J.M. also comments on the revolting anti-Bush flier that also mocked the Special Olympics–and circulated for two weeks among Tennessee Democrats until disability-rights and parents of disabled children complained. (See my post on the fliers and the latest Condi Rice cartoon, Another Nasty Racist Shot at Condoleezza Rice, Oct. 15). J.M. e-mails:  

“‘Fair game’ to Democrats, to all of the far left, is anyone who doesn’t agree with them, and anyone who is not appalled by their behavior clearly hasn’t been paying one iota of attention to reality.

“I am originally from Tennessee, and my youngest sister is a special-needs individual who has participated in the Special Olympics many times. You can only imagine the horror my mother felt when she received the Democrats’ flyer reading ’Voting for George Bush is like the Special Olympics. Even if you win, you’re still retarded.’

“To paraphrase Lynne Cheney, these are not good people. I spent a few days this summer with the head of the political science department at UC-Santa Cruz, a lefty who frequently said that Americans are stupid and anyone who votes for George W. Bush in this election must be out of their minds. The far left has decided that because they cannot gain power with their ideas- because they are so outrageous and against common sense- they will engage in intellectual bullying. It’s no longer the candidates they are insulting. It’s mere individuals who support them. According to the aforementioned professor, America is a ‘dumbocracy,’ and only he and his far-left cronies know what is right for our country.

“Clearly, his counterparts in Tennessee agree and have chosen to mock my sister and the many, many other special needs individuals in that state and all over the nation in order to make their arrogance known.”

Good for you, J.M. Fortunately, it’s now the consensus among pundits that Kerry made a tactical mistake in bringing up Mary’s name in the first place–most people think that family members, especially one’s children ought to be off-limits in a campaign. Then Kerry compounded the error by refusing to apologize, a stance that many of his aides deplored and that likely cost him both a drop in the polls this weekend and the votes of many fence-sitters come Nov. 2, according to syndicated columnist Robert Novak:

“It’s hard to believe that in the closing weeks of a campaign where great issues are debated, the sexuality of the vice president’s daughter could be determinant. Still, overnight polling showed a sharp gain by George W. Bush.”

Nonetheless, as Novak points out, many Dems continue to think that sneering at Bush and the American electorate is the ticket to winning in November. 

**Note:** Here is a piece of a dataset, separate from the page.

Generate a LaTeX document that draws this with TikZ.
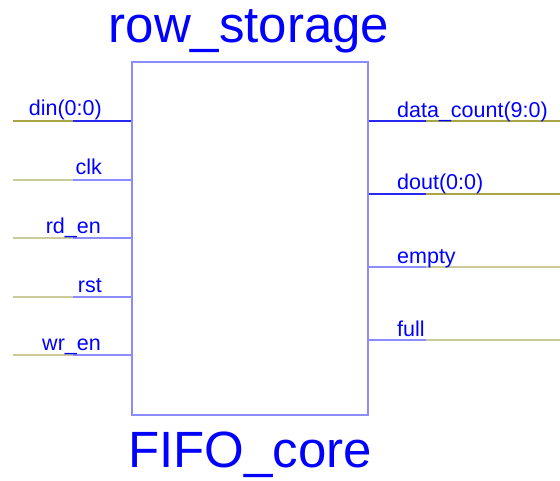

Alternatively, as this e-mail from D.D. indicates, some liberals honestly believe that Bush and his administration are “fair game,” so to speak, for whatever low blows they or others choose to level:

“I repudiate any racism directed at Condoleezza Rice. However, as a person, she is a despicable, lying reprobate responsible for deaths of thousands of innocent people and should be tried as a war criminal.”

Go figure.

Finally, reader A.L. proffers her thoughts on TOC’s post on economist Richard Vedder’s new book, Going Broke by Degrees: Why College Costs Too Much (see The Ivory Tower–It’s Golden, Oct. 13.) Vedder argues that Duke University squanders its sky-high tuition revenues giving away free iPods to all its students for music-downloading. At least one Inky reader insists, however, that the no-charge iPods might actually be a good use of Duke’s money as more academically germane uses develop for them (see the Mailbag for Oct. 15). A.L. Writes:

“[M]y son is a commuting student at Concordia University in St. Paul, Minn. They provide a laptop for each student during the school year, which we thought meant that the school and its staff would be highly supportive of technology. Certainly, the entire school is wireless, and so he is able to continue working on his laptop even if he is waiting for ride home or between classes. Because he is a commuting student (and doesn’t drive), he tries to use his laptop for all his note-taking, and tries to obtain electronic versions of his textbooks so he doesn’t have to drag around the often heavy paper versions.

“But he’s had mixed results with this. In some cases, professors have banned the use of laptops during their classes, because they thought students were using them inappropriately (instant messaging and e-mail) instead of taking notes. I could understand if they felt students were distracting others, but I guess my feeling is: If someone is misusing the time, that is their problem, not the professor’s….

“I guess my point is this: If professors are still struggling with the effective use of something like laptops in classrooms, it is going to take a lot longer for iPods to really be useful for students.”

I sympathize with your son, but as a college teacher, I find myself irritated when I see a student not otherwise known for his diligence in note-taking or anything else suddenly show up in class with a laptop and type away. Unfortunately, all that IM-ing is a distraction to others, because not only are the messagers not participating in the class, but everyone sitting behind them can see the bad example they set. So I can understand laptop bans. And certainly for Duke’s sake, I hope that someone comes up with a school-related use for the iPod pronto.